NEPAL
a homegrown peace process
10 YEARS OF WAR
13,000+ CASUALTIES
8,000 INJURED
10,000+ DISPLACED
1,300 DISAPPEARED
Nepal’s 10 year civil war caused enormous human suffering. From 1996 to 2005, the conflict claimed the lives of well over 13,000 people (some estimates are as high as 17,000). Another 8,000 people were injured, tens of thousands were displaced from their homes, and by the end of the war more than 1,300 people had disappeared.
At the core of the violent conflict was an insurgency launched in impoverished rural areas by the Communist Party of Nepal (Maoist). The rebel movement sought to abolish Nepal’s 240 year old monarchy and establish a “People’s Republic.” Nepal’s political parties, who were sidelined by the government of the king during the latter stages of the conflict, were the other major player, particularly in the peace process that eventually ended the violence, and returned Nepal to the path of a constitutional democracy.
In the wake of a failed ceasefire in 2003, Peace Appeal began quietly providing assistance to the government’s Peace Secretariat and the country’s political parties in 2004. Throughout our service in Nepal, we were fortunate to partner with two remarkable Nepalese peacemakers, Padma Ratna Tuladhar and Daman Nath Dhunghana. Both were respected former legislators, and Padma Ratna was known for his contacts with the Maoist leadership.

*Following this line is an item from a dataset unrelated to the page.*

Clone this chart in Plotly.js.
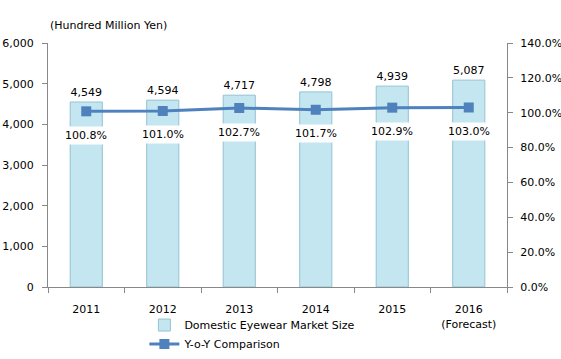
<!DOCTYPE html>
<html><head><meta charset="utf-8">
<script src="https://cdn.plot.ly/plotly-3.0.1.min.js"></script>
<style>html,body{margin:0;padding:0;background:#fff;}#chart{width:561px;height:359px;}</style>
</head><body><div id="chart"></div>
<script>
const categories = ["2011","2012","2013","2014","2015","2016<br>(Forecast)"];
const marketSize = [4549,4594,4717,4798,4939,5087];
const yoy = [1.008,1.010,1.027,1.017,1.029,1.030];
const yoyLabels = ["100.8%","101.0%","102.7%","101.7%","102.9%","103.0%"];

const font = {family:"DejaVu Sans, Verdana, sans-serif", size:11, color:"#000"};
const idx = categories.map((c,i)=>i);
const bounds = [-0.5].concat(idx.map(i=>i+0.5));

const traces = [
  {type:"bar", x:idx, y:marketSize, name:"Domestic Eyewear Market Size",
   marker:{color:"#C3E6F0", line:{color:"#93C3D3", width:1}},
   width:0.42, text:marketSize.map(v=>v.toLocaleString("en-US")), textposition:"outside",
   textfont:font, cliponaxis:false, hoverinfo:"skip"},
  {type:"scatter", mode:"lines+markers", x:idx, y:yoy, yaxis:"y2", name:"Y-o-Y Comparison",
   line:{color:"#4F81BD", width:3}, marker:{symbol:"square", size:10, color:"#4F81BD"}}
];

const annotations = idx.map(i=>({
  x:i, y:yoy[i], xref:"x", yref:"y2", text:yoyLabels[i], showarrow:false,
  yshift:-24, bgcolor:"#fff", font:font, borderpad:2
}));
annotations.push({xref:"paper", yref:"paper", x:0.0, y:1.0, yshift:18, xanchor:"left", yanchor:"middle",
  text:"(Hundred Million Yen)", showarrow:false, font:font});

const layout = {
  width:561, height:359, margin:{l:48, r:54, t:43, b:72, autoexpand:false},
  paper_bgcolor:"#fff", plot_bgcolor:"#fff", font:font, showlegend:true,
  xaxis:{range:[-0.5,5.5], tickmode:"array", tickvals:idx, ticktext:categories, ticks:"",
    ticklabelstandoff:12, automargin:false,
    showline:true, linecolor:"#888", linewidth:1, showgrid:false, zeroline:false, tickfont:font,
    minor:{tickmode:"array", tickvals:bounds, ticks:"outside", ticklen:5, tickcolor:"#888", showgrid:false}},
  yaxis:{range:[0,6000], dtick:1000, tickformat:",", showline:true, linecolor:"#888", ticks:"outside",
    ticklen:5, tickcolor:"#888", showgrid:false, zeroline:false, tickfont:font, ticklabelstandoff:6, automargin:false},
  yaxis2:{range:[0,1.4], dtick:0.2, tickformat:".1%", overlaying:"y", side:"right", showline:true,
    linecolor:"#888", ticks:"outside", ticklen:5, tickcolor:"#888", showgrid:false, zeroline:false, tickfont:font,
    ticklabelstandoff:5, automargin:false},
  legend:{orientation:"v", x:0.21, y:0.135, xref:"paper", yref:"container", xanchor:"left", yanchor:"top", font:font,
    bgcolor:"rgba(0,0,0,0)"},
  annotations:annotations
};
Plotly.newPlot("chart", traces, layout, {staticPlot:true});
</script></body></html>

Seeking fresh ideas for how to structure both confidential and eventual public peace talks, these two peacemakers led a delegation of Nepalese on a trip to Sri Lanka to observe a multi-stakeholder peace structure known as the One Text Initiative—a Peace Appeal supported process. This first of its kind multi-level dialogue initiative was designed to support a more inclusive peace process to help end Sri Lanka’s own civil war.


“Peace Appeal always helped through information and analysis. I thank you today for this contribution.”—Madhu Regmi, Nepalese peacemaker, and Secretary to the Electoral Commission
Inspired by what they saw in Sri Lanka, the leaders of the delegation returned to Nepal and asked for our assistance in helping them develop a distinctly Nepalese set of structures to convene and support confidential dialogues and ultimately a more public peace process. A few month’s later, in August of 2005, the Nepal Transitions to Peace Initiative (NTTP) was formally born.
In its first years, NTTP played a major behind-the-scenes role in supporting and hosting informal dialogues among Nepalese stakeholders. Padma Ratna Tuladhar, Daman Nath Dhunghana, NTTP’s Nepalese staff and international advisers, the latter led by the Peace Appeal’s Hannes Siebert, provided a steady stream of advice, facilitation services, draft language, position papers, terms of reference, issue mapping and more.
The support provided by NTTP resulted from a remarkable cadre of Nepalese staff, advisers and a diverse and committed group of political stakeholders. Our collaboration with them benefited from the strong financial backing and political support of the US government, the Swiss government, and our partners at Academy for Educational Development (now FHI360).
The efforts of the NTTP and its partners helped contribute to seven key peace agreements, including Nepal’s Comprehensive Peace Accord (“CPA”), signed in November of 2006, and the breakthrough agreement on the management of arms in the Maoist cantonments in 2008. Two years later, the last of an estimated 3,000 former child soldiers recruited by the Maoists were discharged from a UN-supervised cantonment.
Over its first four years, NTTP invested in the creation of over a dozen viable structures (e.g. committees, commission, etc.) for political dialogue on critical issues, provided more than 10,000 hours of training and technical assistance, and trained more than 1,200 individuals on transitional justice, conflict management and managing local peace structures.
In the end however, the most distinctive aspect of the Nepal peace process was that it was proudly home grown! It would not have been possible without the extraordinary commitment of visionary Nepalese peacemakers, political leaders who became peacemakers, and the civil society activists and ordinary citizens who protested on the streets, lobbied and worked tirelessly over many years to implement a new vision for Nepal. We are privileged to have been able to support there work.